3. Implementation Roadmap (Implementation Specialist)

Critical Path

  1. Immediate launch of 22k "Classic" collection to stabilize cash flow.
  2. Inventory re-balancing at retail outlets (shifting floor space to 22k).
  3. Training retail staff to explain the difference between investment gold and fashion gold.

Key Constraints

  • Consumer Trust: The unorganized sector relies on personal relationships; Tanishq must replicate this intimacy at scale.
  • Working Capital: 22k gold requires higher inventory investment due to lower margins compared to 18k studded pieces.

Risk-Adjusted Strategy

Implement a 6-month pilot in three major metros. If the 22k line cannibalizes the 18k line by more than 30%, freeze the 22k expansion and pivot to exclusive branding of the 18k collection as "Elite Accessory" rather than "Everyday Jewelry."

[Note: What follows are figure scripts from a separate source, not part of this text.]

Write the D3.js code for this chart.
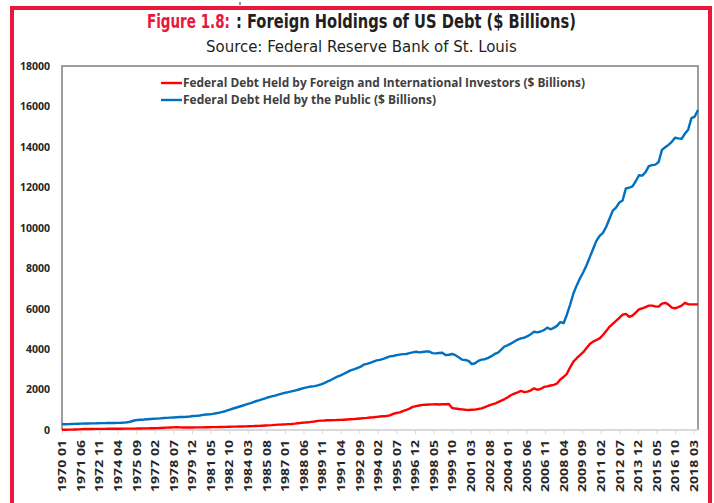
<!DOCTYPE html>
<html><head><meta charset="utf-8">
<script src="https://cdn.jsdelivr.net/npm/d3@7"></script>
<style>
html,body{margin:0;padding:0;background:#fff;}
svg{display:block;}
</style></head>
<body>
<svg id="chart" width="714" height="503"></svg>
<script>
// ---- DATA (quarterly values, starting 1970 Q1; $ billions) ----
const startYear = 1970;
const publicDebt = [
  283,285,290,297, 303,308,314,320, 324,326,330,336, 340,342,344,346,
  348,350,355,365, 380,420,470,495, 510,520,535,545, 555,565,577,590,
  600,610,620,630, 640,645,655,670, 690,700,720,745, 765,780,800,830,
  860,900,940,1000, 1050,1100,1150,1200, 1250,1300,1350,1420, 1460,1510,1560,1620,
  1660,1700,1750,1800, 1840,1870,1910,1950, 1990,2040,2080,2120, 2150,2170,2210,2260,
  2320,2400,2470,2560, 2640,2700,2780,2860, 2950,3000,3060,3120, 3230,3270,3320,3380,
  3440,3470,3520,3580, 3640,3660,3700,3730, 3750,3760,3800,3840, 3870,3840,3860,3880,
  3880,3800,3790,3810, 3820,3710,3720,3760, 3700,3600,3480,3460, 3420,3260,3300,3420,
  3480,3500,3570,3650, 3760,3830,3980,4130, 4200,4280,4380,4470, 4530,4560,4640,4740,
  4860,4830,4870,4940, 5060,4980,5050,5150, 5340,5280,5700,6200, 6750,7150,7500,7800,
  8150,8550,8950,9350, 9600,9750,10050,10450, 10850,11000,11250,11350, 11950,11980,12050,12300,
  12600,12580,12750,13050, 13100,13120,13250,13850, 13980,14100,14250,14450, 14420,14400,14650,14850,
  15420,15500,15825
];
const foreignDebt = [
  14,16,18,20, 25,33,45,48, 50,52,54,56, 57,58,59,60,
  60,62,64,66, 66,68,70,72, 74,78,80,84, 88,95,102,108,
  118,125,130,134, 130,122,120,120, 125,128,130,132, 135,138,140,142,
  145,150,155,160, 165,168,172,176, 180,185,192,200, 205,212,220,230,
  240,255,265,270, 280,290,300,315, 335,355,365,380, 400,420,450,465,
  470,480,485,490, 495,500,510,520, 530,540,555,570, 585,600,620,630,
  650,665,680,690, 720,800,840,870, 930,990,1060,1140, 1180,1210,1240,1250,
  1260,1265,1270,1260, 1270,1275,1285,1090, 1060,1040,1020,1000, 990,1000,1010,1040,
  1070,1130,1200,1250, 1300,1380,1450,1530, 1620,1730,1800,1860, 1930,1870,1900,1960,
  2060,1990,2030,2130, 2160,2200,2230,2300, 2500,2620,2780,3100, 3380,3550,3700,3850,
  4050,4250,4370,4450, 4530,4700,4900,5100, 5250,5400,5550,5700, 5740,5600,5650,5800,
  5960,6020,6080,6150, 6150,6110,6100,6250, 6290,6200,6050,6020, 6080,6150,6290,6220,
  6214,6214,6214
];
const tickLabels = [
  "1970 01","1971 06","1972 11","1974 04","1975 09","1977 02","1978 07","1979 12",
  "1981 05","1982 10","1984 03","1985 08","1987 01","1988 06","1989 11","1991 04",
  "1992 09","1994 02","1995 07","1996 12","1998 05","1999 10","2001 03","2002 08",
  "2004 01","2005 06","2006 11","2008 04","2009 09","2011 02","2012 07","2013 12",
  "2015 05","2016 10","2018 03"
];
const yTicks = [0,2000,4000,6000,8000,10000,12000,14000,16000,18000];
const seriesNames = [
  "Federal Debt Held by Foreign and International Investors ($ Billions)",
  "Federal Debt Held by the Public ($ Billions)"
];
const seriesColors = ["#ff0000","#0070c0"];

// ---- DRAW ----
const svg = d3.select("#chart");
const L = 62, R = 698, T = 66, B = 430;
const monthIndex = s => (+s.slice(0,4) - startYear) * 12 + (+s.slice(5,7) - 1);
const lastMonth = (publicDebt.length - 1) * 3;
const x = d3.scaleLinear().domain([0, lastMonth]).range([L, R]);
const y = d3.scaleLinear().domain([0, 18000]).range([B, T]);
const narrow = "'Liberation Sans Narrow','DejaVu Sans Condensed',sans-serif";
const body = "'Open Sans', Lato, sans-serif";

// helper: fit a text horizontally to a target width by scaling
function fitText(sel, x0, y0, width) {
  const w = sel.node().getComputedTextLength();
  const s = width / w;
  sel.attr("x", 0).attr("y", 0)
     .attr("transform", `translate(${x0},${y0}) scale(${s},1)`);
}

// red frame
svg.append("rect").attr("x", 12).attr("y", 8).attr("width", 698).attr("height", 520)
  .attr("fill", "none").attr("stroke", "#e8173b").attr("stroke-width", 4);
svg.append("line").attr("x1", 240).attr("x2", 240).attr("y1", 2).attr("y2", 5)
  .attr("stroke", "#222").attr("stroke-width", 1);

// title (two parts)
const t1 = svg.append("text")
  .attr("font-family", narrow).attr("font-weight", "bold").attr("font-size", 20)
  .attr("fill", "#e8173b").text("Figure 1.8:");
fitText(t1, 147, 28, 83);
const t2 = svg.append("text")
  .attr("font-family", narrow).attr("font-weight", "bold").attr("font-size", 20)
  .attr("fill", "#231f20").text(": Foreign Holdings of US Debt ($ Billions)");
fitText(t2, 236, 28, 340);
const st = svg.append("text")
  .attr("font-family", narrow).attr("font-size", 16).attr("fill", "#231f20")
  .text("Source: Federal Reserve Bank of St. Louis");
fitText(st, 206, 52, 311);

// plot frame
svg.append("path").attr("d", `M${L},${B}V${T}H${R}V${B}`)
  .attr("fill", "none").attr("stroke", "#7f7f7f").attr("stroke-width", 1.5);

// x axis
const xAxis = d3.axisBottom(x)
  .tickValues(tickLabels.map(monthIndex))
  .tickFormat((d, i) => tickLabels[i])
  .tickSize(4).tickSizeOuter(0);
const gx = svg.append("g").attr("transform", `translate(0,${B})`).call(xAxis);
gx.select(".domain").attr("stroke", "#d9d9d9").attr("stroke-width", 2.2)
  .attr("d", `M${L},0H${R}`);
gx.selectAll(".tick line").attr("stroke", "#d9d9d9").attr("stroke-width", 1);
gx.selectAll(".tick text")
  .attr("transform", "rotate(-90)")
  .attr("x", -10).attr("y", 0).attr("dy", "0.36em")
  .attr("text-anchor", "end")
  .attr("font-family", body)
  .attr("font-weight", "bold").attr("font-size", 10.5).attr("fill", "#262626")
  .attr("textLength", 52).attr("lengthAdjust", "spacingAndGlyphs");

// y axis
const yAxis = d3.axisLeft(y).tickValues(yTicks).tickFormat(d3.format("d"))
  .tickSize(0).tickPadding(12);
const gy = svg.append("g").attr("transform", `translate(${L},0)`).call(yAxis);
gy.select(".domain").remove();
gy.selectAll(".tick text")
  .attr("font-family", body)
  .attr("font-weight", "bold").attr("font-size", 10.5).attr("fill", "#262626");

// lines
const line = d3.line().x((d, i) => x(i * 3)).y(d => y(d));
[publicDebt, foreignDebt].forEach((s, k) => {
  svg.append("path").datum(s).attr("d", line)
    .attr("fill", "none").attr("stroke", seriesColors[1 - k])
    .attr("stroke-width", 2.4).attr("stroke-linejoin", "round");
});

// legend
const legendLengths = [402, 253];
const lg = svg.append("g");
seriesNames.forEach((n, k) => {
  const yy = 83 + k * 17;
  lg.append("line").attr("x1", 161).attr("x2", 182).attr("y1", yy).attr("y2", yy)
    .attr("stroke", seriesColors[k]).attr("stroke-width", 2.4);
  lg.append("text").attr("x", 183).attr("y", yy).attr("dy", "0.36em")
    .attr("font-family", body)
    .attr("font-weight", "bold").attr("font-size", 11.5).attr("fill", "#404040")
    .attr("textLength", legendLengths[k]).attr("lengthAdjust", "spacingAndGlyphs")
    .text(n);
});
</script>
</body></html>
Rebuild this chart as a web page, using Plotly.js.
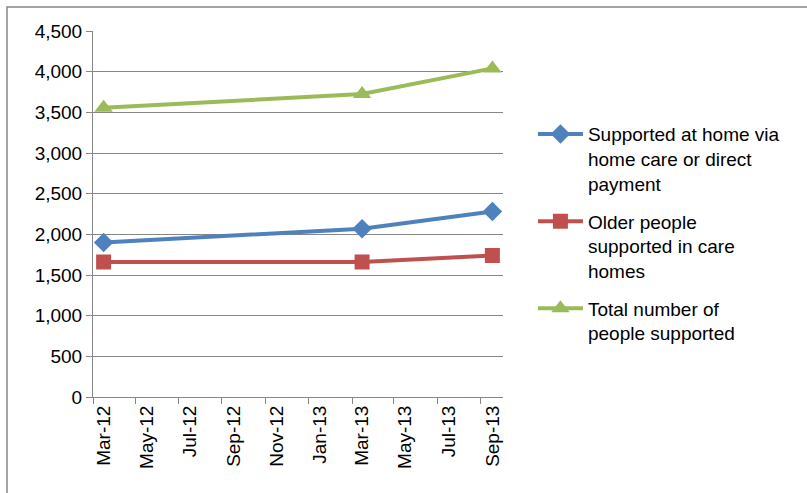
<!DOCTYPE html>
<html>
<head>
<meta charset="utf-8">
<script src="https://cdn.plot.ly/plotly-3.0.1.min.js"></script>
<style>
html,body{margin:0;padding:0;background:#fff;}
#chart{width:807px;height:493px;}
</style>
</head>
<body>
<div id="chart"></div>
<script>
// Data
const dates = ['2012-03-01', '2013-03-01', '2013-09-01'];
const homeCare = [1900, 2070, 2280];
const careHomes = [1660, 1660, 1740];
const total = [3555, 3725, 4040];
const seriesNames = [
  'Supported at home via<br>home care or direct<br>payment',
  'Older people<br>supported in care<br>homes',
  'Total number of<br>people supported'
];
const yTicks = [0, 500, 1000, 1500, 2000, 2500, 3000, 3500, 4000, 4500];

const FONT = 'Liberation Sans, Arial, sans-serif';

function tr(y, name, color, symbol, size, grp) {
  return {
    x: dates, y: y, name: name, type: 'scatter', mode: 'lines+markers',
    legendgroup: grp,
    line: {color: color, width: 4},
    marker: {symbol: symbol, size: size, color: color}
  };
}

const data = [
  tr(homeCare, seriesNames[0], '#4F81BD', 'diamond', 15, 'a'),
  tr(careHomes, seriesNames[1], '#C0504D', 'square', 15, 'b'),
  tr(total, seriesNames[2], '#9BBB59', 'triangle-up', 16, 'c')
];

const layout = {
  width: 807, height: 493,
  margin: {l: 93, r: 304, t: 31, b: 96},
  paper_bgcolor: '#fff', plot_bgcolor: '#fff',
  font: {family: FONT, size: 19, color: '#000'},
  showlegend: true,
  legend: {
    x: 1.073, xanchor: 'left', y: 0.77, yanchor: 'top',
    font: {family: FONT, size: 19, color: '#000'},
    itemwidth: 45, traceorder: 'grouped', tracegroupgap: 10,
    valign: 'top', bgcolor: 'rgba(0,0,0,0)'
  },
  xaxis: {
    type: 'date',
    range: ['2012-02-15', '2013-09-16'],
    tickmode: 'linear', tick0: '2012-03-01', dtick: 'M2',
    tickformat: '%b-%y', tickangle: -90,
    ticks: '', showgrid: false, zeroline: false,
    showline: true, linecolor: '#868686', linewidth: 1,
    tickfont: {family: FONT, size: 19, color: '#000'},
    minor: {tickmode: 'linear', tick0: '2012-02-15', dtick: 'M2', ticks: 'outside', ticklen: 6, tickcolor: '#868686', showgrid: false}
  },
  yaxis: {
    range: [0, 4500], tickvals: yTicks,
    tickformat: ',d',
    ticks: 'outside', ticklen: 6, tickcolor: '#868686',
    showgrid: true, gridcolor: '#868686', gridwidth: 1,
    zeroline: false, showline: true, linecolor: '#868686', linewidth: 1,
    tickfont: {family: FONT, size: 19, color: '#000'}
  },
  shapes: [{
    type: 'rect', xref: 'paper', yref: 'paper',
    x0: -0.2098, x1: 2, y0: -1, y1: 1.0656,
    line: {color: '#868686', width: 1.5}, fillcolor: 'rgba(0,0,0,0)'
  }]
};

Plotly.newPlot('chart', data, layout, {displayModeBar: false, staticPlot: true});
</script>
</body>
</html>
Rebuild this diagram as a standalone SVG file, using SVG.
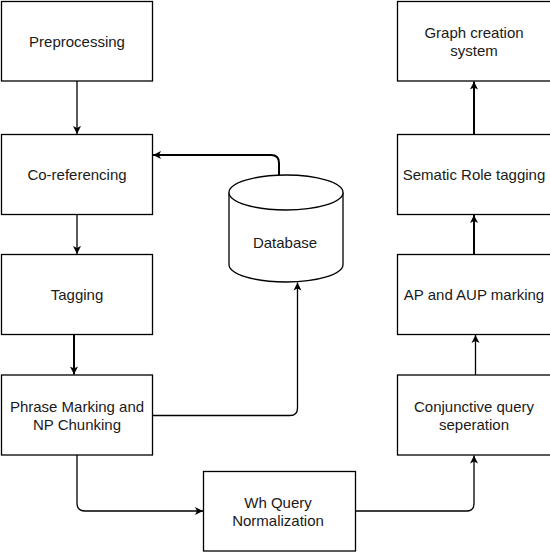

4. Executive Review and BLUF (Executive Critic)

BLUF

Tanishq is failing because it treats an investment product as a fashion accessory. The 18k strategy is conceptually correct but culturally premature. Management must pivot immediately to a dual-tier product architecture: 22k gold to capture the mass-market investment demand and 18k/studded pieces as high-margin, occasion-based products. Abandon the attempt to convert the 22k buyer to 18k for daily wear; it is an uphill battle against thousands of years of tradition. Focus on volume through 22k to subsidize the brand building of the 18k line. If the company does not bridge this gap, the Hosur plant will remain a sunk-cost burden.

Dangerous Assumption

The assumption that Indian women prioritize aesthetic fashion over liquidity is fundamentally flawed. Jewelry in India is a liquid asset; ignoring this is a strategic error.

Unaddressed Risks

  • Gold Price Volatility: Holding large stocks of 22k gold exposes the company to price fluctuations not present in the 18k gem-heavy model.
  • Margin Compression: The 22k market is highly competitive; moving into it will likely trigger price wars with local jewelers.

Unconsidered Alternative

Direct buy-back and exchange guarantees for 18k products to mimic the liquidity of 22k gold, effectively turning Tanishq jewelry into a quasi-currency.